Es gibt jedenfalls mehrere Faktoren, die es äußerst schwierig machen, in bezug auf die frühesten Formen der ägyptischen Sprache bestimmte Schlußfolgerungen zu ziehen. Einer dieser Faktoren ist das ägyptische Schriftsystem. Die alten Inschriften bestehen aus Bildzeichen (Darstellungen von Tieren, Pflanzen und anderem) nebst gewissen geometrischen Formen — ein Schriftsystem, das die Griechen Hieroglyphen nannten. Zwar stellten mit der Zeit gewisse Zeichen Silben dar, aber sie wurden nur verwendet, um die Hieroglyphen zu ergänzen, nicht um sie zu ersetzen. Außerdem weiß man heute nicht genau, welche Laute durch diese Silben ausgedrückt wurden.

Eine gewisse Hilfe leisteten die Hinweise auf Ägypten in einigen Keilschriften aus der Mitte des zweiten Jahrtausends v. u. Z. Auch Umschriften ägyptischer Namen und Wörter ins Griechische, die etwa aus dem sechsten Jahrhundert u. Z. stammen, sowie Umschriften ins Aramäische, die ungefähr ein Jahrhundert später entstanden, lassen in etwa erkennen, wie die betreffenden ägyptischen Wörter buchstabiert wurden. Doch die Rekonstruktion des Lautsystems der altägyptischen Sprache beruht immer noch hauptsächlich auf dem Koptischen (eine Form des Ägyptischen), das vom dritten Jahrhundert u. Z. an gesprochen wurde. Die ursprüngliche Struktur des altägyptischen Wortschatzes — besonders aus der Zeit vor dem Aufenthalt der Israeliten in Ägypten — kann also nur annähernd ermittelt werden.

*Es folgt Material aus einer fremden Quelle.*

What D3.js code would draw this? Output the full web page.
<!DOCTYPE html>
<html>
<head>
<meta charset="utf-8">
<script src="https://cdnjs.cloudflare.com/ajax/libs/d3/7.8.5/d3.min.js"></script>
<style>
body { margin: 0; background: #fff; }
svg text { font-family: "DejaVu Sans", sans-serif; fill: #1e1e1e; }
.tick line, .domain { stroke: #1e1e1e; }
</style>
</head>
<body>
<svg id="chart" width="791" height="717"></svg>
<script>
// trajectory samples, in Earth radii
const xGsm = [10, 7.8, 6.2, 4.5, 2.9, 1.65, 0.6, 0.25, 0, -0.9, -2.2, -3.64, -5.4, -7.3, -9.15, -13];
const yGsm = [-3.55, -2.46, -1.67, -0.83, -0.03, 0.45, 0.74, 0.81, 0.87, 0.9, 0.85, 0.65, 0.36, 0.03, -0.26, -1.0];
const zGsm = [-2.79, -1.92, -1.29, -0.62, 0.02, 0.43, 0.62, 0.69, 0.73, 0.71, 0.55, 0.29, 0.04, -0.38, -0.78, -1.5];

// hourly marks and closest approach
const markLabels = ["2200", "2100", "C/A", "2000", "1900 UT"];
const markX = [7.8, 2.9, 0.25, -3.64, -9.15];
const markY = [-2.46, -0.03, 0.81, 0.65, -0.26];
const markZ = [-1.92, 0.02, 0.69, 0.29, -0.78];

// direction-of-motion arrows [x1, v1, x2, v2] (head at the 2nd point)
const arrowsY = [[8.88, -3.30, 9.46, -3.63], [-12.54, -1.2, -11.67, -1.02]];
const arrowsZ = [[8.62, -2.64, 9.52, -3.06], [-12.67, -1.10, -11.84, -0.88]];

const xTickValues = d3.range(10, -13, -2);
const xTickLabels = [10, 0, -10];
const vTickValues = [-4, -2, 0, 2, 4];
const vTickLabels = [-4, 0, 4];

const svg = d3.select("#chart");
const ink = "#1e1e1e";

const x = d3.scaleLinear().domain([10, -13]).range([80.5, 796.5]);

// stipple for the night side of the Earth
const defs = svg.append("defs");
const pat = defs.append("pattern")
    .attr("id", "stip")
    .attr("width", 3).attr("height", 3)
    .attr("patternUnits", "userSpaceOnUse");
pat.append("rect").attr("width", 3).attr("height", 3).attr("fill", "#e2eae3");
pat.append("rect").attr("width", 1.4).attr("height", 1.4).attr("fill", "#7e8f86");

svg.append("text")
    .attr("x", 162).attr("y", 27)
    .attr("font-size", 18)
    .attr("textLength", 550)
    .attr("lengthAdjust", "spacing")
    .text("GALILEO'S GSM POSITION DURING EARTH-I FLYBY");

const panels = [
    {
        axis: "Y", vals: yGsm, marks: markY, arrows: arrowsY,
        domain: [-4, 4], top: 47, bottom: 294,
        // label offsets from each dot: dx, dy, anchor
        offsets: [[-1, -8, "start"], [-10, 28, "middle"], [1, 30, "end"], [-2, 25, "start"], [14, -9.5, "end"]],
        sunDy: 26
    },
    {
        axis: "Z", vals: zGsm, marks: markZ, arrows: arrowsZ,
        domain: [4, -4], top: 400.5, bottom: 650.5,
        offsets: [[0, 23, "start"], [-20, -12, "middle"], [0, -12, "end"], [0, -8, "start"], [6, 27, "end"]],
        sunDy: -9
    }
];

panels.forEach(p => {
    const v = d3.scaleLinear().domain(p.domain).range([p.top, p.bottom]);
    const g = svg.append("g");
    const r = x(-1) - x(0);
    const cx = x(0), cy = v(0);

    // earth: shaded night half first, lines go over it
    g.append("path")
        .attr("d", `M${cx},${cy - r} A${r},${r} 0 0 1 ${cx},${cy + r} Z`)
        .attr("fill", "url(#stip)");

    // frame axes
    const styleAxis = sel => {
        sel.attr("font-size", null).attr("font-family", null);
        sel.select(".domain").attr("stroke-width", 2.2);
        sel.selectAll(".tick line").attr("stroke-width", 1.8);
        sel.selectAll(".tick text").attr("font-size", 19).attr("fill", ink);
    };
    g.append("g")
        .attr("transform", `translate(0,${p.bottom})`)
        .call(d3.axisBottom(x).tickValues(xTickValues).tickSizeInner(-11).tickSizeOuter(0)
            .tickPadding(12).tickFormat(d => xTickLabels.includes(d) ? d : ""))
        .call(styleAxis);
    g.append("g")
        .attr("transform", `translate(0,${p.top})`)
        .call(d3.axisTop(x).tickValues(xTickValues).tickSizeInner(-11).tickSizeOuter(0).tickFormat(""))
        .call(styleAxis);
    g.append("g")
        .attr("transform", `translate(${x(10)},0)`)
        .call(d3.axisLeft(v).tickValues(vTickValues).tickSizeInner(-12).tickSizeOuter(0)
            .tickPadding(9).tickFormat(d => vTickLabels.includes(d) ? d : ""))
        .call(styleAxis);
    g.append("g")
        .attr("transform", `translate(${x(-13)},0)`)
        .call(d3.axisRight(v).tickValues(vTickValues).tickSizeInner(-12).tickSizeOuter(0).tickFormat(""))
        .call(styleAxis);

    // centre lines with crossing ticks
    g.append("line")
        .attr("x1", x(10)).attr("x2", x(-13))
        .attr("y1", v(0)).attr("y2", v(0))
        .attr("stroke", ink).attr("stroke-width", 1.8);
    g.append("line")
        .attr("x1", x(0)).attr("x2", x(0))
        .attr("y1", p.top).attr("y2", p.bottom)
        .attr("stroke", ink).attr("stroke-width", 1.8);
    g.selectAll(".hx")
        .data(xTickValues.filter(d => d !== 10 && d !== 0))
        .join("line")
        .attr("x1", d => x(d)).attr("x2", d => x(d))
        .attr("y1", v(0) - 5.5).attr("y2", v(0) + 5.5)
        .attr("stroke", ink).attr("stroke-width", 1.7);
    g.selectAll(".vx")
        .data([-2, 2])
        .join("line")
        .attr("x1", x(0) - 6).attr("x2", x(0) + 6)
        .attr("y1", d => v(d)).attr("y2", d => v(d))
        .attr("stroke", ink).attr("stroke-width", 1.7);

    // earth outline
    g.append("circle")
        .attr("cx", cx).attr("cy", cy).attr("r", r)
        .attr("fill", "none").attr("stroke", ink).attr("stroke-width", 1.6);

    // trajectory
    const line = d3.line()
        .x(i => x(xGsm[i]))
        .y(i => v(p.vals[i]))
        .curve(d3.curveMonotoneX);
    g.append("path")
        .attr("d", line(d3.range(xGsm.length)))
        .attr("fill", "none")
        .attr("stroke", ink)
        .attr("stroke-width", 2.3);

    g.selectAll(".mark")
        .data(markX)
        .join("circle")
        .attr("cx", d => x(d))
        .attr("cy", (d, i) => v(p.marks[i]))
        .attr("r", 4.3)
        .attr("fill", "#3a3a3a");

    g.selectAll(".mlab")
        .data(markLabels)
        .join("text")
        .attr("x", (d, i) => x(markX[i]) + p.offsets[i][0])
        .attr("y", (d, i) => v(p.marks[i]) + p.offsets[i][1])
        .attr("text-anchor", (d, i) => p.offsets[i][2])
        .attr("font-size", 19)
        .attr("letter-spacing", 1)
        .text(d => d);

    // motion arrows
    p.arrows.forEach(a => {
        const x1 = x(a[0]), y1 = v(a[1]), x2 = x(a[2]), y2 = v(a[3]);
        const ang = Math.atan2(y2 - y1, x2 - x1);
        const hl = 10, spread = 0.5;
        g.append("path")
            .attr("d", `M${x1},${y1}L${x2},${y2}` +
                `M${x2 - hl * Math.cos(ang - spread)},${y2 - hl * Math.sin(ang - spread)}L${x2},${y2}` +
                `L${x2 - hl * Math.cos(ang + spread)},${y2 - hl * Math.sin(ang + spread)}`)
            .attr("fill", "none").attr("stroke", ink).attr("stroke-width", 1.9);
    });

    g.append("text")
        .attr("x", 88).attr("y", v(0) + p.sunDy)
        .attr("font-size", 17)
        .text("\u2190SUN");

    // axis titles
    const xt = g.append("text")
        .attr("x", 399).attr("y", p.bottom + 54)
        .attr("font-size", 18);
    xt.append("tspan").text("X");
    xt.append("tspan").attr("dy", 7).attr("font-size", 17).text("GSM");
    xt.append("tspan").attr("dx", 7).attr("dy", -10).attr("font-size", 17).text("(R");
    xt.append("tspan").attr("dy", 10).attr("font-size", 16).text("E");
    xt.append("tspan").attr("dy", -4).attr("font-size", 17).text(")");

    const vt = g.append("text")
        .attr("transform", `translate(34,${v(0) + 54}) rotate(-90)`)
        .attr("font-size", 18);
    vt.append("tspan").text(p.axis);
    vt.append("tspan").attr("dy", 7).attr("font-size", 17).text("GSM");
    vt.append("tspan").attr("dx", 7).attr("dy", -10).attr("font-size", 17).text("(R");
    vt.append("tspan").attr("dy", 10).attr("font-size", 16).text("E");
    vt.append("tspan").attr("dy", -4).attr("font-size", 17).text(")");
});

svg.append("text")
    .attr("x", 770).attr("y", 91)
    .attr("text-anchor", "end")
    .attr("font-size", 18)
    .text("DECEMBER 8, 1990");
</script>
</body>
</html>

Außerdem weiß man über andere alte hamitische Sprachen Afrikas heute noch so wenig, daß es schwierig ist, das Verhältnis des Ägyptischen zu ihnen zu bestimmen. Es sind keine Inschriften in nichtägyptischen afrikanischen Sprachen aus der Zeit vor Beginn unserer Zeitrechnung bekannt. Die Tatsachen bestätigen den Bibelbericht über die Sprachverwirrung, und es scheint einleuchtend zu sein, daß die Sprache der alten Ägypter, die über Mizrajim von Ham abstammten, nicht zu den semitischen Sprachen gehörte.

Die Hieroglyphenschrift wurde besonders für Inschriften auf Monumenten und Wandgemälden verwandt, wo die Zeichen bis ins kleinste Detail geschrieben wurden. Diese Schrift wurde bis zum Beginn unserer Zeitrechnung vor allem für religiöse Texte gebraucht. Doch schon früh entwickelten die Schreiber, die mit Tinte auf Leder und Papyrus schrieben, eine weniger beschwerliche Schrift, bei der sie einfachere, kursive Zeichen verwandten. Sie wurde hieratische Schrift genannt und war der Vorläufer der demotischen Schrift, einer noch kursiveren Schriftart, die unter der sogenannten 26. Dynastie (7. und 6. Jahrhundert v. u. Z.) aufkam. Die endgültige Entzifferung ägyptischer Texte war erst nach der Entdeckung des Steins von Rosette im Jahre 1799 möglich. Die Inschrift auf diesem Stein, der sich jetzt im Britischen Museum befindet, enthält einen Beschluß zu Ehren Ptolemäus’ V. (Epiphanes) aus dem Jahr 196 v. u. Z. Sie ist in ägyptischen Hieroglyphen, in demotischer Schrift und in Griechisch abgefaßt, und der griechische Text lieferte den Schlüssel zur Entzifferung des ägyptischen Textes.